Monthly Archives: July 2005

INXS Finally Got It

I’m glad summer reality shows are easy and cheap for networks to make, because it’s hard to see promising dramas and comedies dropped because they didn’t draw enough viewers. I still haven’t gotten over how quickly Roar and Danger Theater came and went. And yes, I am aware that Roar does not hold up over time, but the 20-year-old me will still fight you for disparaging her precious Heath Ledger.

It’s halfway through the summer, everyone’s caught up in Rock Star:INXS fever. Well, not really, but let’s pretend, since MSN did decide to link to it on their front page. Wednesday night’s elimination of two contestants, Heather and Daphna, addressed one of the show’s glaring flaws (the other being Kirk Pengilly’s dastardly moustache): too many contestants. Of all the singers on the show, maybe a few would be able to do a decent job filling in for Shower Rod, er, Michael Hutchence. Instead of just making it an extended competition between a handful of contestants whom we’re able to see develop, we’re given 15 wannabes. Many of them aren’t even really rock singers, and the rest of them are chicks.

Seriously, Heather? Like she ever had a chance. Her voice is comparable to Janis Joplin, and by that I mean she sucks. And Daphna? Her tone was clearer but what image was she trying to project? Her circus performer wardrobe took the focus off her singing, at least until she ruined “Rock the Casbah.” All the other losers who’ve gotten the boot thus far have also been wildly inappropriate for INXS.

Who’s left? Tara’s got a great career ahead of her performing at Six Flags, and Deanna looks like an older Joni Mitchell. Suzie belongs on Old and Busted American Idol, and J.D. and Brandon look like they should be working at a gas station. In fact, let’s just eliminate all the Canadians right now, and not just the ones on the show. Jessica actually has a decent voice, but she’s a barista. C’mon.

The final four should be Marty, Mig, Jordis and Ty. Marty can rock, and he’s a frontman, not a solo artist with a backup band. But I haven’t seen his band, The Lovehammers, perform yet, so he can’t win. Ty has great stage presence and can sing anything, but he’s a little too musical theater. I bet he’d make a helluva Rum Tum Tugger, though. That leaves Jordis and Mig. Jordis is the best singer in the competition, with natural stage presence and tons of charisma, but she won’t win. It’s too risky to pick a girl when they’ve got Mig, a shirtless Aussie who’s probably the fourth Farriss brother anyway. He’s a good singer with enough charm to be marketable. After the show’s over, any other well-known band looking for a lead singer should snatch Jordis up in a heartbeat. Personally, I’m pulling for RATT to boot Stephen Pearcy and let Jordis take over. That’d be way cool, junior.

This Blog’s For You

Ah, reality television… I think of the years before reality TV, and it saddens me. I’d spent so many years fulfilling my need to feel superior to others by humiliating people I actually knew. How many people’s feelings could’ve been spared? How many parties might I have been invited to?

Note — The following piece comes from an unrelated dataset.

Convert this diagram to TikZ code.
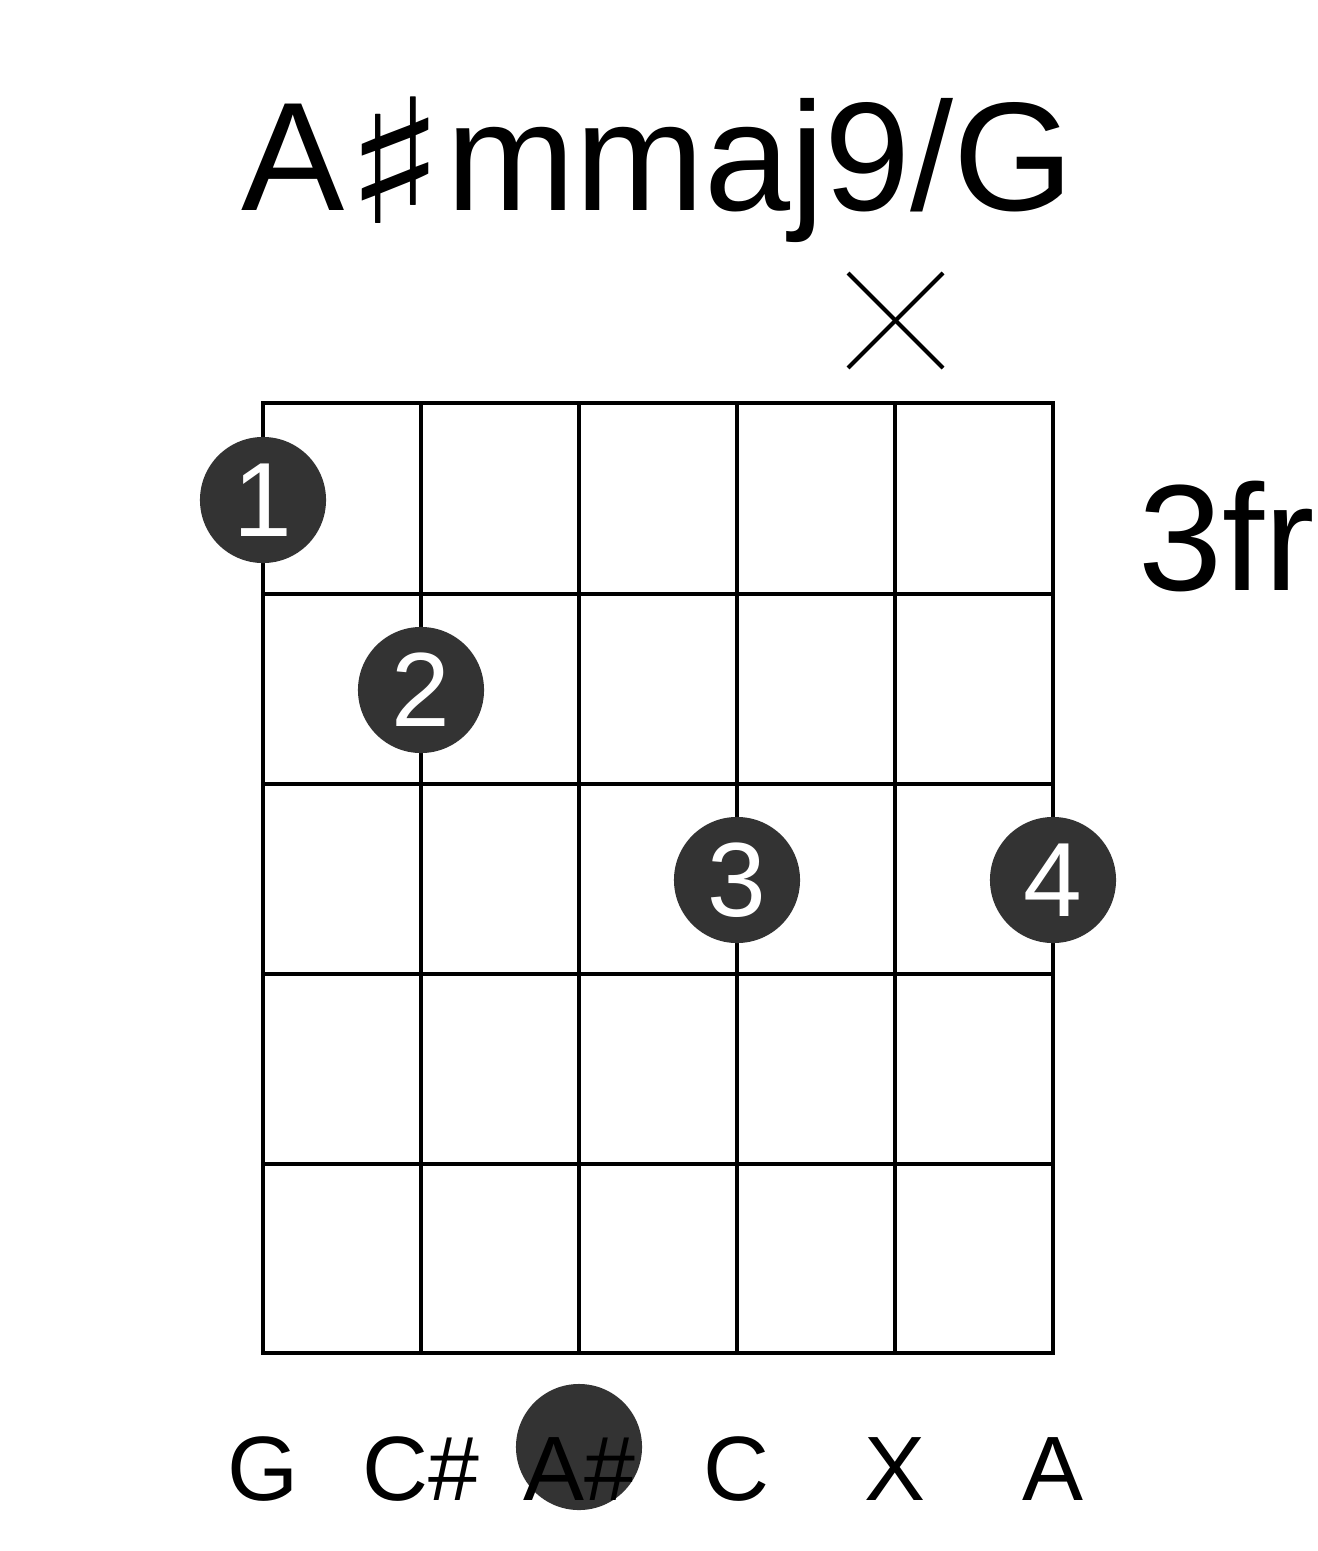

The Real World provides such easy marks, it’s hard to find it completely satisfying. Big Brother seems like an even bigger magnet for less entertaining famewhores. Survivor offers great opportunities to criticize groupthink, especially the inability of individuals to actually act in their own best interests, despite what they might tell the camera.

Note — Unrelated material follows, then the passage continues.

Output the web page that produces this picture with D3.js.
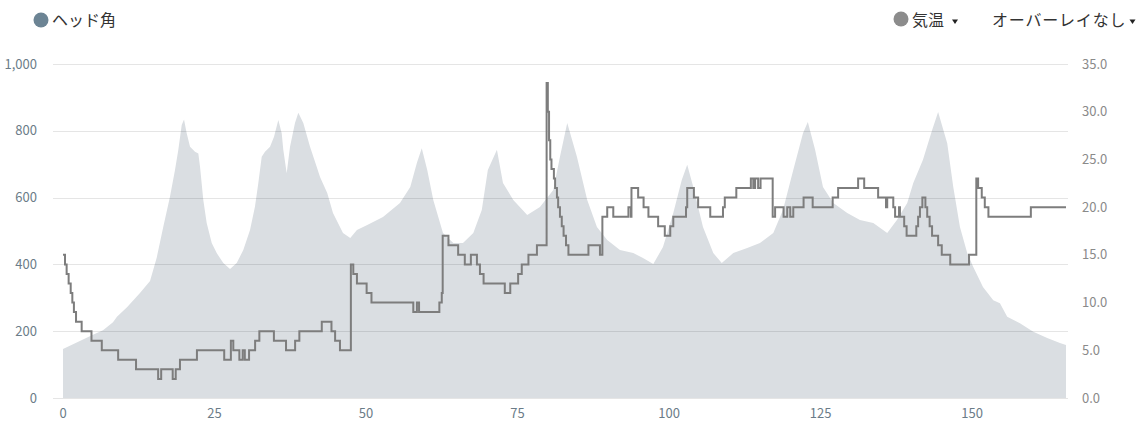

However, no program manages to fully capture all that is best about reality television the way that The Amazing Race does. The show’s compelling format helps; it’s a game show that takes contestants all around the world. Throw in sleep deprivation and an irregular dining schedule and you’re in for some spectacular meltdowns. Almost every couple on the race reaches some kind of breaking point, but none has fallen apart as dramatically as Colin and Christie of TAR5. The most dominant pair of the season, the couple’s paranoia and bickering got the best of them in the Philippines.

Colin & Christie’s late arrival to a clue box got them yielded by eventual winners, Chip & Kim. The yielded team was forced to wait a predetermined period of time before continuing the race, and by the time they finished and hopped in their taxi, Christie was begging their driver to run down pedestrians.

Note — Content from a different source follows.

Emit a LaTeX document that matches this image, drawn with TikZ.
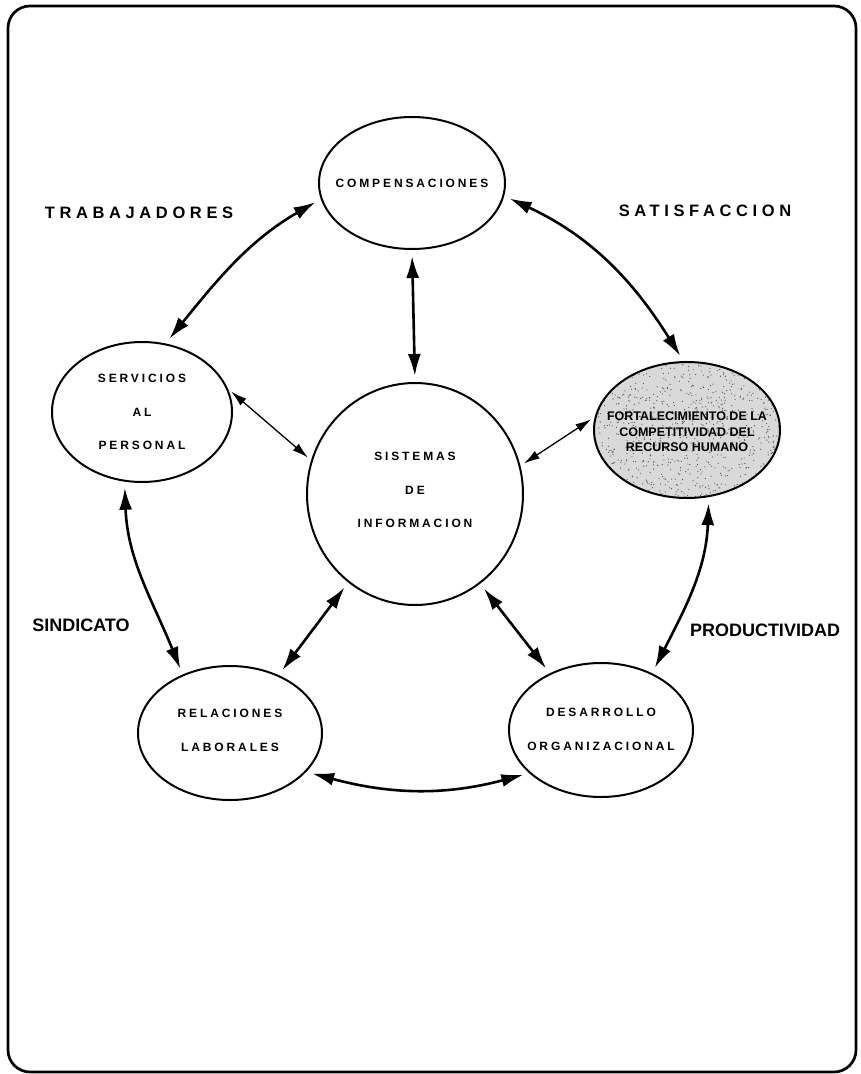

The next task required teams to use an ox to find a clue in a muddy field, one person driving the ox’s plow while the other leads. All the other teams had finished and departed before Colin & Christie arrived, giving them no example to follow. Colin proceeded to drive the ox by himself because Christie 1) didn’t think she could help, and 2) didn’t want to get muddy.

As the ox dragged Colin all over — and, at times, outside — the field, Colin quickly lost his mind. He started screaming at the ox and at Christie, who’d been less than encouraging, herself. Colin cried out, “My ox is BROKEN! This is bullsh*t!” And then he quietly muttered, “Oh God, I hate you.” Whether this was directed at the ox or Christie, only Colin really knows.

Watching this episode of TAR5 was the greatest television experience of my life. Never has one man’s tragedy been so hilarious. So, Colin, I dedicate this blog to you in the hope that some other reality show contestant will fall apart even more completely than you did, and that you will be able to watch it all, smug and content in your living room, just as all of us watched you.